2. Determination of the manufacturer.
3. Basis for assessable value and duty demand.
4. Imposition of penalties.

Summary:

1. Validity of the Lease Agreement:
The appellants contended that the lease agreements between RSWML, BSL, and PFTL were valid commercial transactions among independent public limited companies. They argued that the Central Excise Commissioner had no jurisdiction to investigate the lease agreements and that his findings were erroneous. The appellants emphasized that the lease agreements were legitimate, involving a rental consideration of Rs. 2 crores per annum, which was either paid or adjusted against processing charges. They asserted that the Commissioner's examination of the lease agreement's validity was beyond his legal authority and that his findings were merely personal opinions.
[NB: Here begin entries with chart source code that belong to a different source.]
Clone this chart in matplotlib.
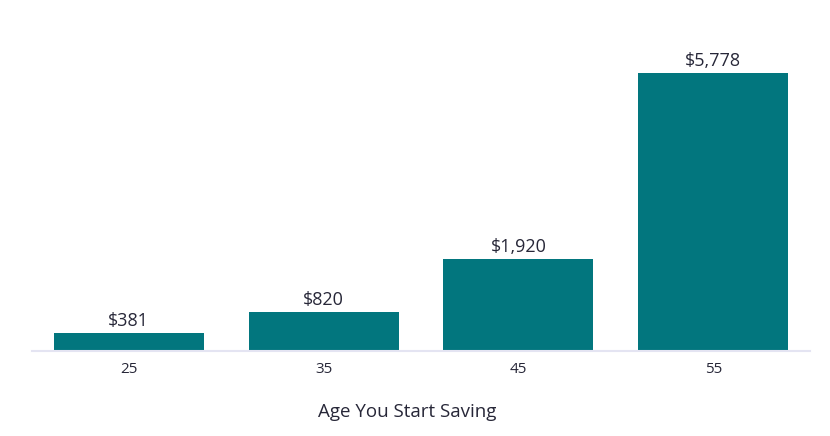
import matplotlib.pyplot as plt
import matplotlib as mpl

mpl.rcParams.update({
    "font.family": ["Open Sans", "DejaVu Sans"],
})

ages = ["25", "35", "45", "55"]
savings = [381, 820, 1920, 5778]
value_labels = ["$381", "$820", "$1,920", "$5,778"]

BAR_COLOR = "#02767E"
TEXT_COLOR = "#272738"

fig = plt.figure(figsize=(8.3, 4.36), dpi=100)
ax = fig.add_axes([32 / 830, 85 / 436, 778 / 830, 313 / 436])

x = list(range(len(ages)))
bars = ax.bar(x, savings, width=0.77, color=BAR_COLOR, zorder=2)

for rect, lab in zip(bars, value_labels):
    ax.annotate(lab, (rect.get_x() + rect.get_width() / 2, rect.get_height()),
                xytext=(0, 2), textcoords="offset points",
                ha="center", va="bottom", fontsize=13, color=TEXT_COLOR)

ax.set_xlim(-0.497, 3.497)
ax.set_ylim(0, 6500)
ax.set_xticks(x)
ax.set_xticklabels(ages, fontsize=11, color=TEXT_COLOR)
ax.tick_params(axis="x", length=0, pad=8)
ax.set_yticks([])
ax.set_xlabel("Age You Start Saving", fontsize=13.5, color=TEXT_COLOR, labelpad=15)
ax.xaxis.set_label_coords(0.482, -0.165)

for side in ["top", "right", "left"]:
    ax.spines[side].set_visible(False)
ax.spines["bottom"].set_color("#E4E4F2")
ax.spines["bottom"].set_linewidth(1.5)

fig.savefig("out.png", dpi=100)
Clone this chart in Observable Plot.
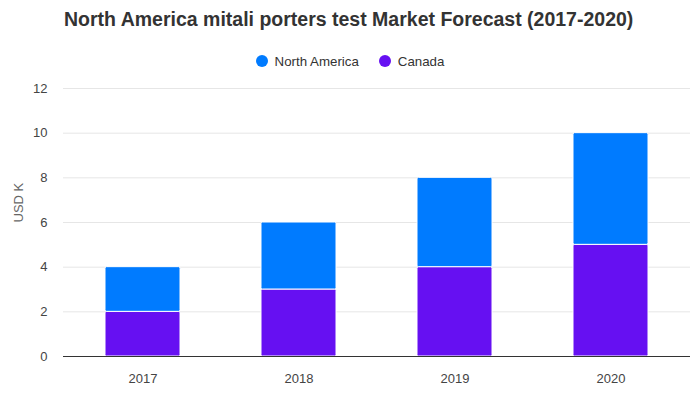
<!DOCTYPE html>
<html>
<head>
<meta charset="utf-8">
<script src="https://cdn.jsdelivr.net/npm/d3@7"></script>
<script src="https://cdn.jsdelivr.net/npm/@observablehq/plot@0.6"></script>
<style>
  body { margin: 0; background: #fff; font-family: "Liberation Sans", Arial, sans-serif; }
  #wrap { width: 700px; height: 400px; position: relative; }
  #title { height: 44px; box-sizing: border-box; padding: 8px 0 0 64px; font-size: 19.5px; font-weight: bold; color: #333; white-space: nowrap; }
  #legend { height: 34px; display: flex; justify-content: center; align-items: center; font-size: 13.3px; color: #333; box-sizing: border-box; }
  .item { display: flex; align-items: center; margin: 0 10px; }
  .dot { width: 12px; height: 12px; border-radius: 50%; margin-right: 7px; }
  svg { display: block; }
</style>
</head>
<body>
<div id="wrap">
  <div id="title">North America mitali porters test Market Forecast (2017-2020)</div>
  <div id="legend"></div>
  <div id="chart"></div>
</div>
<script>
const years = ["2017", "2018", "2019", "2020"];
const seriesNames = ["North America", "Canada"];
const seriesColors = ["#007bff", "#6610f2"];
const northAmerica = [2, 3, 4, 5];
const canada = [2, 3, 4, 5];
const yTicks = [0, 2, 4, 6, 8, 10, 12];
const yLabel = "USD K";

const rows = [];
years.forEach((y, i) => {
  rows.push({year: y, series: "Canada", value: canada[i]});
  rows.push({year: y, series: "North America", value: northAmerica[i]});
});

const legend = document.getElementById("legend");
seriesNames.forEach((s, i) => {
  const it = document.createElement("div");
  it.className = "item";
  it.innerHTML = `<span class="dot" style="background:${seriesColors[i]}"></span><span>${s}</span>`;
  legend.appendChild(it);
});

const chart = Plot.plot({
  width: 700,
  height: 322,
  marginTop: 10,
  marginBottom: 44,
  marginLeft: 63,
  marginRight: 10,
  style: {fontFamily: "Liberation Sans, Arial, sans-serif", fontSize: "13px", color: "#444", background: "#fff"},
  x: {domain: years, paddingInner: 0.52, paddingOuter: 0.26, label: null, tickSize: 0, tickPadding: 17},
  y: {domain: [0, 12], ticks: yTicks, label: null, tickSize: 0, tickPadding: 16},
  color: {domain: seriesNames, range: seriesColors},
  marks: [
    Plot.gridY(yTicks.filter(t => t > 0), {stroke: "#e6e6e6", strokeOpacity: 1}),
    Plot.barY(rows, Plot.stackY({order: ["Canada", "North America"]}, {x: "year", y: "value", fill: "series", stroke: "white", strokeWidth: 1, rx: 1.5})),
    Plot.ruleY([0], {stroke: "#333", strokeWidth: 1.2}),
    Plot.text([yLabel], {frameAnchor: "left", dx: -45, rotate: -90, text: d => d, fill: "#666", fontSize: 13})
  ]
});
document.getElementById("chart").appendChild(chart);
</script>
</body>
</html>
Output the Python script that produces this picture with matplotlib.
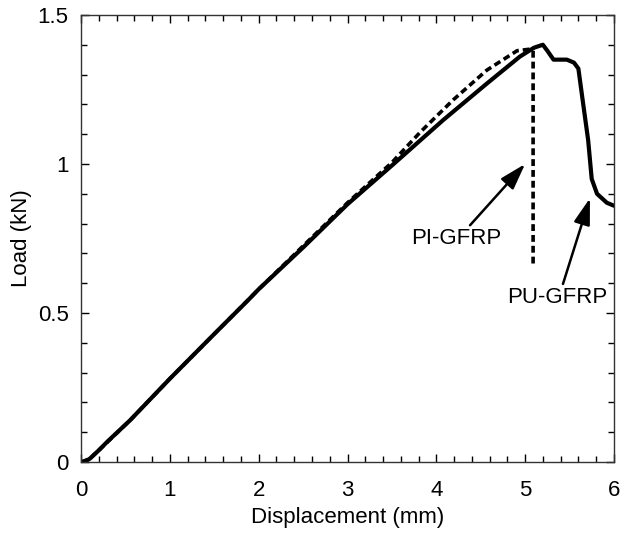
import matplotlib
matplotlib.use('Agg')
import matplotlib.pyplot as plt
from matplotlib.ticker import MultipleLocator

plt.rcParams['font.family'] = ['Liberation Sans', 'DejaVu Sans']

# PU-GFRP (trait plein)
disp_pu = [0, 0.05, 0.1, 0.2, 0.3, 0.55, 1.0, 1.5, 1.87, 2.0, 2.5, 3.0, 3.5, 4.08, 4.57,
           4.94, 5.1, 5.2, 5.25, 5.32, 5.47, 5.55, 5.6, 5.65, 5.71, 5.75, 5.81, 5.92, 6.0]
load_pu = [0, 0.003, 0.012, 0.04, 0.07, 0.14, 0.28, 0.43, 0.54, 0.58, 0.72, 0.865, 0.995, 1.148, 1.27,
           1.36, 1.39, 1.40, 1.38, 1.35, 1.35, 1.34, 1.32, 1.21, 1.08, 0.95, 0.90, 0.87, 0.86]

# PI-GFRP (pointille)
disp_pi = [0, 0.1, 0.2, 0.55, 1.0, 1.5, 2.0, 2.5, 3.0, 3.5, 3.82, 4.19, 4.57, 4.91, 5.05, 5.09, 5.09]
load_pi = [0, 0.012, 0.04, 0.14, 0.28, 0.43, 0.58, 0.725, 0.87, 1.005, 1.107, 1.215, 1.315, 1.38,
           1.385, 1.38, 0.665]

fig = plt.figure(figsize=(6.29, 5.33), dpi=100)
ax = fig.add_axes([0.129, 0.133, 0.847, 0.839])

ax.plot(disp_pi, load_pi, color='black', lw=2.6, linestyle=(0, (1.9, 1.1)))
ax.plot(disp_pu, load_pu, color='black', lw=3, solid_capstyle='round', solid_joinstyle='round')

ax.set_xlim(0, 6)
ax.set_ylim(0, 1.5)
ax.set_xticks([0, 1, 2, 3, 4, 5, 6])
ax.set_yticks([0, 0.5, 1, 1.5])
ax.set_yticklabels(['0', '0.5', '1', '1.5'])
ax.xaxis.set_minor_locator(MultipleLocator(0.2))
ax.yaxis.set_minor_locator(MultipleLocator(0.1))
ax.tick_params(which='both', direction='in', top=True, right=True, labelsize=16)
ax.tick_params(axis='x', pad=13)
ax.tick_params(axis='y', pad=9)
ax.tick_params(which='major', length=6, width=1)
ax.tick_params(which='minor', length=4, width=1)
for s in ax.spines.values():
    s.set_linewidth(1)
    s.set_color('#333333')

ax.set_xlabel('Displacement (mm)', fontsize=16, labelpad=4)
ax.set_ylabel('Load (kN)', fontsize=16, labelpad=4)

arrow = dict(arrowstyle='-|>,head_length=0.8,head_width=0.25', color='black', lw=1.8,
             mutation_scale=20, shrinkA=0, shrinkB=0)
ax.annotate('PI-GFRP', xy=(5.0, 1.0), xytext=(4.23, 0.75), fontsize=16,
            ha='center', va='center', arrowprops=dict(arrow, relpos=(0.62, 1.0)))
ax.annotate('PU-GFRP', xy=(5.73, 0.885), xytext=(5.36, 0.553), fontsize=16,
            ha='center', va='center', arrowprops=dict(arrow, relpos=(0.55, 1.0)))

plt.savefig('out.png', dpi=100)
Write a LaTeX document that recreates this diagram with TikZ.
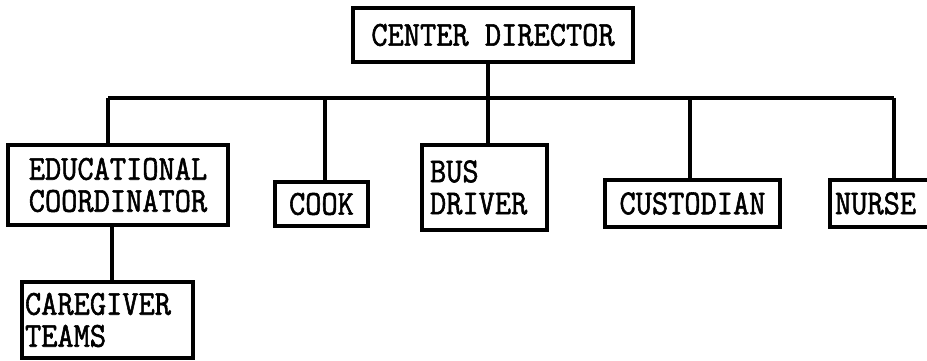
\documentclass[tikz,border=0pt]{standalone}
\usepackage{fontspec}
\newfontfamily\tw[FakeBold=1.6,FakeStretch=0.9]{Latin Modern Mono}
\begin{document}
\begin{tikzpicture}[x=1pt,y=-1pt,
  box/.style={draw, line width=3.4pt, inner ysep=0pt, inner xsep=4pt,
    font=\tw\fontsize{35}{32}\selectfont},
  link/.style={line width=3.4pt},
  bar/.style={line width=4.2pt}]
\useasboundingbox (0,0) rectangle (927,361);
\clip (0,0) rectangle (927,361);
% nodes
\node[box, minimum width=280pt, minimum height=54pt, align=center] (dir) at (493,35) {CENTER DIRECTOR};
\node[box, minimum width=220pt, minimum height=80pt, align=center] (ec) at (118,185) {EDUCATIONAL\\COORDINATOR};
\node[box, minimum width=93pt, minimum height=44pt, align=center] (cook) at (321.5,204) {COOK};
\node[box, minimum height=85pt, text width=109pt, inner xsep=8pt, align=left] (bus) at (484.5,187.5) {BUS\\DRIVER};
\node[box, minimum width=175pt, minimum height=47pt, align=center] (cust) at (692.5,203.5) {CUSTODIAN};
\node[box, minimum height=47pt, text width=100pt, inner xsep=5pt, align=left] (nurse) at (885,203.5) {NURSE};
\node[box, minimum height=76pt, text width=165pt, inner xsep=3pt, align=left] (ct) at (107.5,320) {CAREGIVER\\TEAMS};
% junction coordinates on the bar
\coordinate (jE) at (108,98);
\coordinate (jC) at (325,98);
\coordinate (jB) at (488,98);
\coordinate (jU) at (690,98);
\coordinate (jN) at (894,98);
\coordinate (jD) at (488,98);
% connectors
\draw[link] (dir.south -| jD) -- (jD);
\draw[bar] (jE) -- (jN);
\draw[link] (jE) -- (jE |- ec.north);
\draw[link] (jC) -- (jC |- cook.north);
\draw[link] (jB) -- (jB |- bus.north);
\draw[link] (jU) -- (jU |- cust.north);
\draw[link] (jN) -- (jN |- nurse.north);
\draw[link] ([xshift=-6pt]ec.south) -- ([xshift=-6pt]ec.south |- ct.north);
\end{tikzpicture}
\end{document}
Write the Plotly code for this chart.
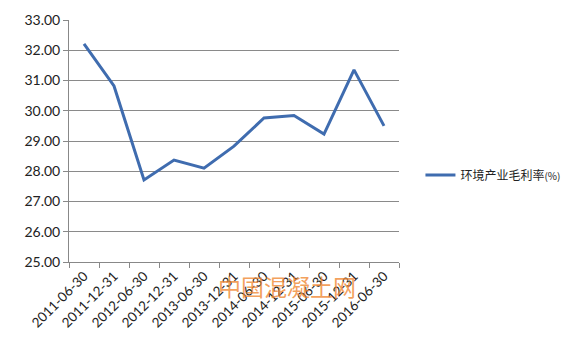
import plotly.graph_objects as go

dates = ["2011-06-30", "2011-12-31", "2012-06-30", "2012-12-31", "2013-06-30",
         "2013-12-31", "2014-06-30", "2014-12-31", "2015-06-30", "2015-12-31", "2016-06-30"]
margin_pct = [32.21, 30.82, 27.71, 28.37, 28.10, 28.83, 29.76, 29.84, 29.23, 31.35, 29.50]
series_name = "环境产业毛利率<span style='font-size:10px'>(%)</span>"
y_ticks = [25, 26, 27, 28, 29, 30, 31, 32, 33]

fig = go.Figure()
fig.add_trace(go.Scatter(
    x=dates, y=margin_pct, mode="lines", name=series_name,
    line=dict(color="#3F6CAF", width=3),
))

fig.update_layout(
    width=577, height=351,
    margin=dict(l=69, r=176, t=20, b=89),
    paper_bgcolor="white", plot_bgcolor="white",
    font=dict(family="Lato, 'Noto Sans CJK SC', sans-serif", color="#222"),
    showlegend=True,
    legend=dict(x=1.065, y=0.36, xanchor="left", yanchor="middle",
                font=dict(size=12, family="'Noto Sans CJK SC', sans-serif", color="#222"),
                bgcolor="rgba(0,0,0,0)", itemwidth=30),
    xaxis=dict(type="category", tickangle=-45, tickfont=dict(size=13.5),
               showline=True, linecolor="#888", linewidth=1,
               ticks="outside", ticklen=5, tickcolor="#888", tickson="boundaries",
               showgrid=False, range=[-0.5, 10.5]),
    yaxis=dict(range=[25, 33], tickvals=y_ticks, tickformat=".2f",
               tickfont=dict(size=14),
               showline=True, linecolor="#888", linewidth=1,
               ticks="outside", ticklen=5, tickcolor="#888",
               showgrid=True, gridcolor="#8a8a8a", gridwidth=1, zeroline=False),
    annotations=[dict(text="中国混凝土网", xref="paper", yref="paper",
                      x=0.66, y=-0.178, showarrow=False,
                      font=dict(size=23, color="rgba(240,135,50,0.8)",
                                family="'Noto Sans CJK SC', sans-serif"))],
)

fig.write_html("out.html")
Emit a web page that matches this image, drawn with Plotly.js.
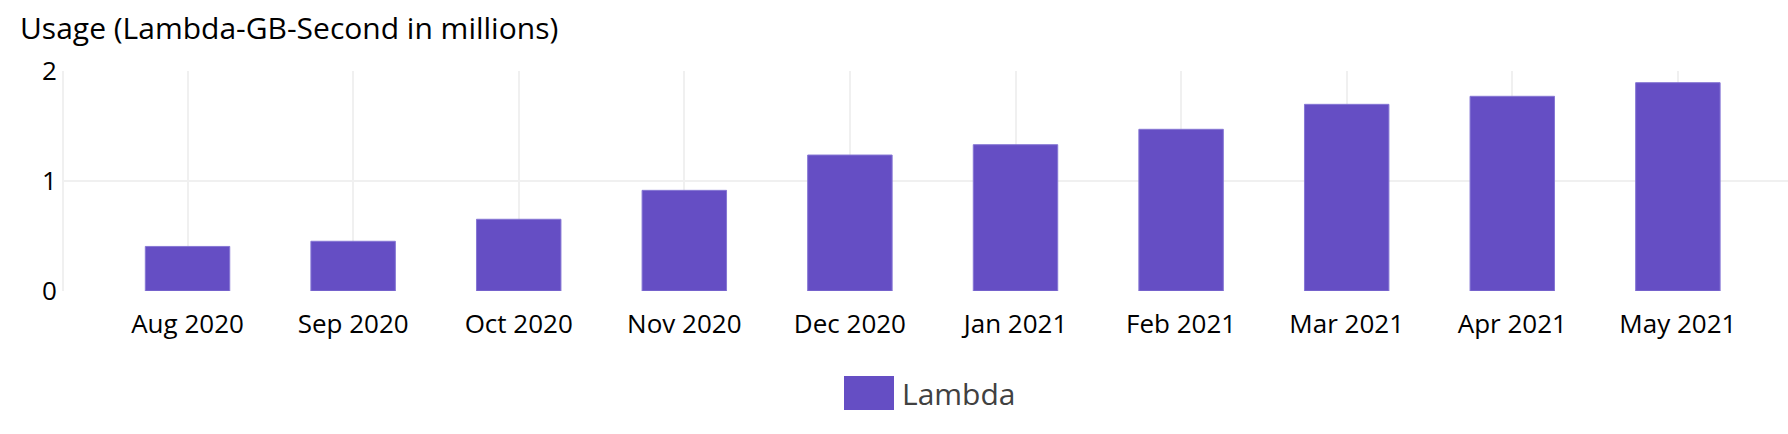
<!DOCTYPE html>
<html>
<head>
<meta charset="utf-8">
<script src="https://cdn.plot.ly/plotly-3.0.1.min.js"></script>
<style>html,body{margin:0;padding:0;background:#fff;}#chart{width:1788px;height:434px;}</style>
</head>
<body>
<div id="chart"></div>
<script>
const months = ["Aug 2020","Sep 2020","Oct 2020","Nov 2020","Dec 2020","Jan 2021","Feb 2021","Mar 2021","Apr 2021","May 2021"];
const lambdaUsage = [0.405, 0.452, 0.652, 0.915, 1.236, 1.330, 1.470, 1.697, 1.770, 1.894];
const yTicks = [0, 1, 2];
const seriesName = "Lambda";
const chartTitle = "Usage (Lambda-GB-Second in millions)";

const W = 1788, H = 434;
const L = 64, R = 0, T = 71, B = 143;
const pw = W - L - R, ph = H - T - B;
const px = v => (v - L) / pw;
const py = v => (H - B - v) / ph;

const barColor = "#654EC4";
const font = "Open Sans, Noto Sans, sans-serif";

const trace = {
  type: "bar",
  x: months,
  y: lambdaUsage,
  name: seriesName,
  marker: {color: barColor, line: {color: "#8677d4", width: 1}},
  showlegend: false,
  hoverinfo: "x+y"
};

const layout = {
  width: W, height: H,
  margin: {l: L, r: R, t: T, b: B, pad: 0},
  paper_bgcolor: "#fff",
  plot_bgcolor: "#fff",
  bargap: 0.49,
  font: {family: font, color: "#000"},
  title: {
    text: chartTitle,
    font: {family: font, size: 30, color: "#000"},
    xref: "container", x: 20 / W, xanchor: "left",
    yref: "container", y: 1 - 18 / H, yanchor: "top"
  },
  xaxis: {
    type: "category",
    range: [-0.746, 9.665],
    showgrid: true, gridcolor: "#f0f0f0", gridwidth: 2,
    zeroline: false, showline: false,
    ticks: "outside", ticklen: 10, tickcolor: "rgba(0,0,0,0)",
    tickfont: {family: font, size: 26, color: "#000"},
    fixedrange: true
  },
  yaxis: {
    range: [0, 2],
    tickvals: yTicks,
    ticktext: yTicks.map(String),
    showgrid: true, gridcolor: "#f0f0f0", gridwidth: 2,
    zeroline: false,
    showline: true, linecolor: "#f0f0f0", linewidth: 2,
    ticks: "",
    tickfont: {family: font, size: 26, color: "#000"},
    fixedrange: true
  },
  shapes: [{
    type: "rect", xref: "paper", yref: "paper",
    x0: px(844), x1: px(894), y0: py(410), y1: py(376),
    fillcolor: barColor, line: {width: 0}
  }],
  annotations: [{
    xref: "paper", yref: "paper",
    x: px(900), y: py(393), xanchor: "left", yanchor: "middle",
    text: seriesName, showarrow: false,
    font: {family: font, size: 30, color: "#414141"}
  }]
};

Plotly.newPlot("chart", [trace], layout, {displayModeBar: false, staticPlot: true});
</script>
</body>
</html>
2. Determination of the Manufacturer:
The impugned order held that the lease agreement was a sham and that RSWML was the actual manufacturer operating the process house. The appellants argued that BSL and PFTL, as lessees, were the manufacturers under Central Excise law, carrying out processing activities for several parties, including RSWML. They contended that the processing work for RSWML constituted only 60% of the total work, with the remaining 40% done for other parties. The appellants maintained that the processing charges were comparable for all parties, and there was no basis for treating the processing work for RSWML differently.

3. Basis for Assessable Value and Duty Demand:
The appellants argued that the method of valuation for processed fabrics, as laid down by the Supreme Court in the case of M/s. Ujagar Prints Limited, was correctly followed. They contended that the duty demand based on treating RSWML as the manufacturer was unjustified. The Revenue's case was that the lease agreement was created to reduce Central Excise duty liability and that RSWML should be treated as the manufacturer. However, the Tribunal found that the processing charges were comparable for all parties and that the duty demand based on a different valuation method for RSWML was not legally justified.

4. Imposition of Penalties:
The Tribunal held that since there was no evasion of duty, the penalties imposed on the appellants could not stand. The findings that the lease agreement was a sham and that RSWML was the real manufacturer were not sustained. The Tribunal also noted that the demand could not be raised for the extended period under the proviso to Section 11A(1) of the Central Excise Act, as there was no fraud or suppression of facts involved.

Conclusion:
The Tribunal set aside the impugned order, allowed the appeals, and directed the return of the amounts deposited by the appellants during the proceedings. The findings that the lease agreement was a sham and that RSWML was the real manufacturer were not upheld, and no duty evasion was found. Consequently, the penalties imposed were also set aside.